Sin embargo, el suicidio no es una opción para Pizarro, para el que sólo cabe vencer o morir. El conquistador manda armar a los caballos, encabritados con la escasa pólvora de que disponen los españoles, con campanillas en las patas, para tratar de sembrar el desconcierto entre las filas enemigas.

Entre tanto, a un comando de los soldados más aguerridos, se le encomienda la tarea de abrirse paso a espadazos, para tratar de llegarse al Inca y hacerle prisionero. Contra todo pronóstico y emulando la famosa “furia española”, logran su propósito, llevando al prisionero al campamento. Y todo ello, se consigue con tan sólo una baja española, y apenas un millar de indígenas, la mayoría fruto del caos que surgió en sus filas (en realidad, poco más de un centenar murieron por las armas españolas).

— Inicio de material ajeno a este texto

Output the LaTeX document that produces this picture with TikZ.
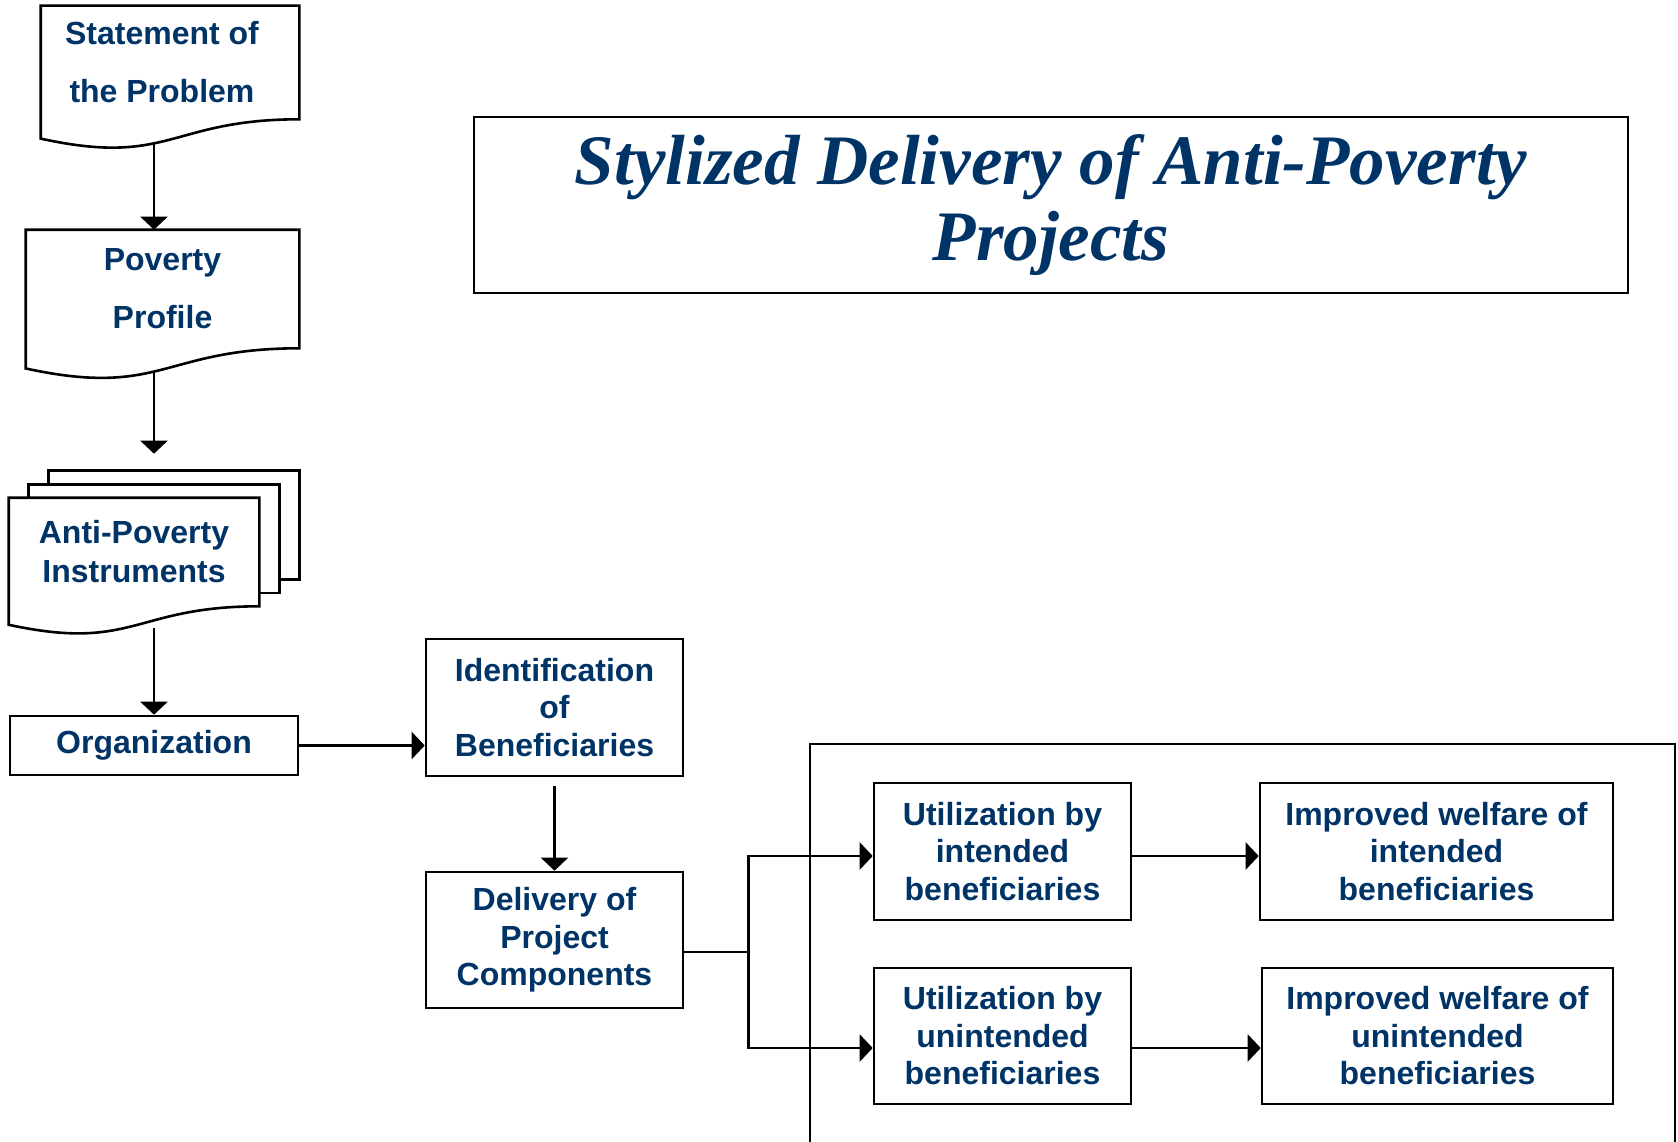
\documentclass[tikz,border=0pt]{standalone}
\usepackage{fontspec}
\setmainfont{Liberation Sans}
\newfontfamily\titlefont{Liberation Serif}
\usetikzlibrary{arrows.meta,calc}
\definecolor{navy}{RGB}{0,51,102}
\pgfdeclarelayer{bg}
\pgfsetlayers{bg,main}
\tikzset{>/.tip={Triangle[length=13pt,width=27pt]}}
\tikzset{
  box/.style={draw, line width=2.6pt, fill=white, align=center, text=navy, inner sep=0pt,
    font=\bfseries\fontsize{32}{37.5}\selectfont},
  docbox/.style={box, draw=none, fill=none, font=\bfseries\fontsize{32}{58}\selectfont},
  page/.style={draw, line width=2.6pt, fill=white},
  link/.style={line width=2.4pt},
}
\newcommand{\docwave}[1]{%
  \begin{pgfonlayer}{bg}
  \draw[page] (#1.north west) -- (#1.north east) -- (#1.south east)
    .. controls (#1.south) and ($(#1.south)!-0.42!(#1.north)$)
    .. ($(#1.south west)!-0.17!(#1.north west)$) -- cycle;
  \end{pgfonlayer}}

\begin{document}
\begin{tikzpicture}[x=1pt, y=-1pt]
\useasboundingbox (0,0) rectangle (1678,1142);

\node[draw, line width=2.6pt, minimum width=1154pt, minimum height=176pt, align=center, text=navy,
  font=\titlefont\bfseries\itshape\fontsize{71}{76}\selectfont] (title) at (1051,205)
  {Stylized Delivery of Anti-Poverty\\Projects};

\node[docbox, minimum width=256pt, minimum height=111pt] (stmt) at (170,62.5) {Statement of\hspace*{16pt}\\the Problem\hspace*{16pt}};
\node[docbox, minimum width=271pt, minimum height=116pt] (pov) at (162.5,289) {Poverty\\Profile};
\node[docbox, minimum width=248pt, minimum height=106pt, font=\bfseries\fontsize{32}{39}\selectfont] (anti) at (134,552) {Anti-Poverty\\Instruments};
\node[box, minimum width=288pt, minimum height=59pt] (org) at (154,745.5) {Organization};
\node[box, minimum width=257pt, minimum height=137pt] (ident) at (554.5,707.5) {Identification\\of\\Beneficiaries};
\node[box, minimum width=257pt, minimum height=136pt] (deliv) at (554.5,940) {Delivery of\\Project\\Components};
\node[box, minimum width=257pt, minimum height=137pt] (util1) at (1002.5,851.5) {Utilization by\\intended\\beneficiaries};
\node[box, minimum width=257pt, minimum height=136pt] (util2) at (1002.5,1036) {Utilization by\\unintended\\beneficiaries};
\node[box, minimum width=353pt, minimum height=137pt] (imp1) at (1436.5,851.5) {Improved welfare of\\intended\\beneficiaries};
\node[box, minimum width=351pt, minimum height=136pt] (imp2) at (1437.5,1036) {Improved welfare of\\unintended\\beneficiaries};

\begin{pgfonlayer}{bg}
\draw[page] ($(anti.north west)+(40,-27)$) rectangle ($(anti.south east)+(40,-27)$);
\draw[page] ($(anti.north west)+(20,-13.5)$) rectangle ($(anti.south east)+(20,-13.5)$);
\end{pgfonlayer}
\docwave{stmt}
\docwave{pov}
\docwave{anti}

\draw[line width=2.6pt] (810,1142) |- (1675,744) -- (1675,1142);

\coordinate (split) at ($(deliv.east)+(64,12)$);

\path[->,link] ($(stmt.south -| org.north)+(0,24)$) edge (pov.north -| org.north);
\path[->,link] ($(pov.south -| org.north)+(0,24)$) edge ($(anti.north -| org.north)+(0,-44)$);
\path[->,link] ($(anti.south -| org.north)+(0,22)$) edge (org.north);
\path[->,link] (org.east) edge (org.east -| ident.west);
\path[->,link] ([yshift=-9pt]ident.south) edge (deliv.north);
\draw[link] ([yshift=-12pt]deliv.east) -- (split);
\draw[->,link] (split) |- ([yshift=-4.5pt]util1.west);
\draw[->,link] (split) |- ([yshift=-12pt]util2.west);
\path[->,link] ([yshift=-4.5pt]util1.east) edge ([yshift=-4.5pt]imp1.west);
\path[->,link] ([yshift=-12pt]util2.east) edge ([yshift=-12pt]imp2.west);
\end{tikzpicture}
\end{document}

Un año después, el 15 de noviembre de 1532, un ejército español, ahora sí engrandecido con la incorporación de numerosos guerreros indios, de tribus aliadas que querían librarse del yugo al que les tenía sometido el Imperio Inca, consigue tomar su capital, Cuzco, con lo cual, queda definitivamente derrotado. Una vez consumada la victoria definitiva y, al igual que en otros lugares de la América hispánica, se emprenderá el proceso de civilización y evangelización – ésta última fruto de la extraordinaria labor de los abnegados misioneros -, que permitirá a la población nativa pasar, en apenas dos generaciones, del Neolítico en el que se encontraban inmersas (sin conocimiento de la rueda, escritura, el transporte por bestias o la ganadería, entre otros avances de la civilización occidental), al Renacimiento. Un proceso que a los europeos nos había costado realizar nada menos que siete mil años.